Huawei Reveals Three-Year Strategy for Ascend Chips, Introduces In-House Developed HBM

09/19 2025 456

Huawei made an announcement today, stating its intention to produce its own 'memory' solution, which is currently in high demand but short supply for AI training. The company plans to launch four new chips over the next three years, with annual updates, culminating in a significant breakthrough in 2028.

On September 18th, at the Shanghai Huawei Connect conference, Huawei's Rotating Chairman, Xu Zhijun, unveiled the roadmap for 'Huawei Ascend Chips' and the Super Node Plan for the first time.

Xu Zhijun outlined a 'three-year, four-chip' strategy: 950PR → 950DT → 960 → 970. With the exception of the first chip, which is set to debut in the first quarter of 2026, the remaining chips will be launched in the fourth quarter of each year. This approach is reminiscent of Apple's annual iPhone releases, aiming to make AI chips a yearly highlight, with all chips expected to be in place by 2028.

According to the presentation slides shown at the event, the Ascend 950PR will make its debut featuring HiBL 1.0, achieving an inference bandwidth of 2TB/s, which represents a threefold increase compared to the current 910C.

The following 950DT will incorporate HiZQ 2.0, excelling in both training and decoding capabilities.

The 960 and 970 chips will continue to push the boundaries of computing power, with the 970 reaching an impressive 8PFLOPS under FP8 precision, equivalent to integrating the power of eight A100 chips into a single unit.

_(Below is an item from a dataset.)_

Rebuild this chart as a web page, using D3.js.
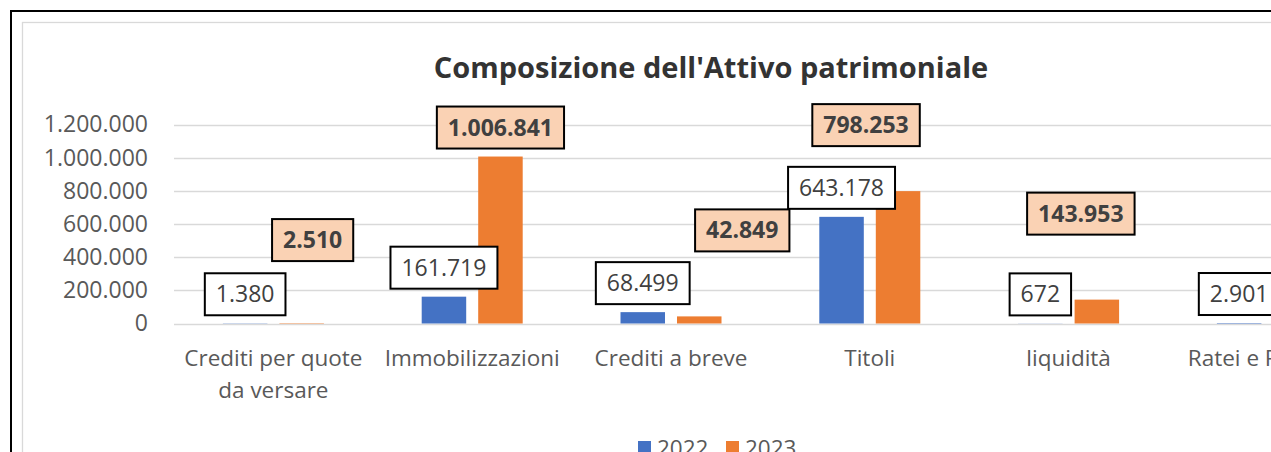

The highlight of the announcement is the introduction of Huawei's in-house developed HBM. Previously, domestic AI chips faced limitations due to the dominance of high-bandwidth memory in the market, primarily controlled by Samsung and SK Hynix. Huawei's simultaneous launch of HiBL/HiZQ versions demonstrates its full readiness across packaging, TSV, controllers, and testing chains.

To offset the limitations of single-card performance, Huawei is expanding its cluster capabilities. This quarter, the company will introduce the Atlas 950 SuperPoD, combining 8,192 cards to form an 'AI supercomputer'. In 2027, it plans to launch the Atlas 960 SuperPoD with 15,488 cards, further enhancing computing power through system-level interconnection.

Xu Zhijun acknowledged on-site that sanctions remain in place, and single-chip performance still trails behind international leaders. 'We're enhancing computing power through system-level innovation,' he stated. This suggests that Ascend is no longer pursuing single-card dominance but is instead relying on a combination of self-developed HBM, Super Nodes, and cluster software to elevate the domestic AI infrastructure.

Some attendees at the event estimated that, following Huawei's release schedule, chip performance could increase eightfold over the next three years. Although pricing details have not been disclosed, Xu Zhijun's mention of 'sustainable and abundant computing power' has sparked anticipation among partners. After all, Huawei's fixed timeline and emphasis on supply stability offer a reassuring prospect for the sensitive market.

With a three-year countdown underway, from memory advancements to system-level innovations, the world eagerly awaits Huawei's responses.